Welcome, ENG 1131, Section 1801 students, to the blog supplement to our Fall 2012 semester course. As you'll recall from both the introductory class and the syllabus outline, each student will be required to post on this blog once a week in response to course readings, discussions, and screenings. In order to post you will need a gmail account. Once you send to me your gmail addresses (but NOT passwords) I, as the blog administrator, will assign posting privileges to students. You will then be able to access the blog through your gmail account and post at your convenience.

For this week's post I would encourage you to consider the film we watched last night, Michelangelo Antonioni's Blow-Up (1966) in relation to your recent readings from Critical Terms for Media Studies and Marshall McLuhan's Understanding Media: The Extensions of Man. Attempt to answer some or even all of the following questions:

-- McLuhan writes of the power of the camera "to be everywhere and to interrelate things." How is this concept made manifest in Blow-UpHow does the main character bring disparate elements, events, and people together through his photography? How does the main character exercise power over the world through photography, and how is that power undermined over the course of the film?

-- How does Blow-Up depict what McLuhan identifies as the photographic (and perhaps cinematic) camera's tendency to "turn people into things"? What does the film depict as the consequences of such a transformation?

-- Though photography is often associated with a pure "capturing" of the external world without adding, subtracting, or revising it, McLuhan writes of photography as a producer of illusion or fantasy.
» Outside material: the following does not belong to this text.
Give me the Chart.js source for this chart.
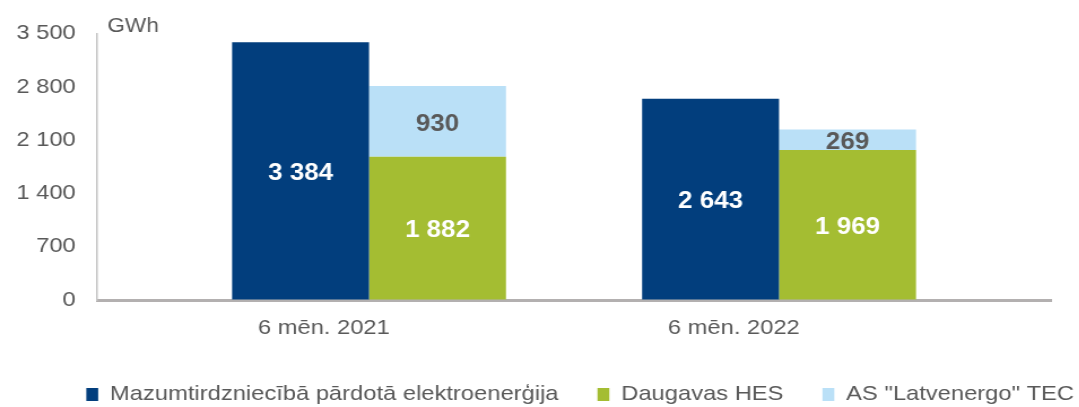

In what ways does the main character of Blow-Up produce both documentation and illusionism through his work as a photographer?

-- In his essay "Image" from Critical Terms, W.J.T. Mitchell writes of "contradictory tendencies" arising from the relation between images and media. Such contradictions include images as representational or referential yet also abstract, as strictly defined yet also jumbled. Where can such contradictions in the possibilities of the image be seen in Blow-Up, and what do they suggest about the nature of photography, cinema, and any media that disseminates information through images?

-- Mitchell writes, "[A]ll images, no matter how public and concrete their staging, are mental things, in the sense that they depend upon creatures with minds to perceive them." How is perception portrayed in Blow-Up? How is the main character's perception of the world around him, of his relation to other people, of his understanding of photography, challenged by the mystery he uncovers in the images produced in the park?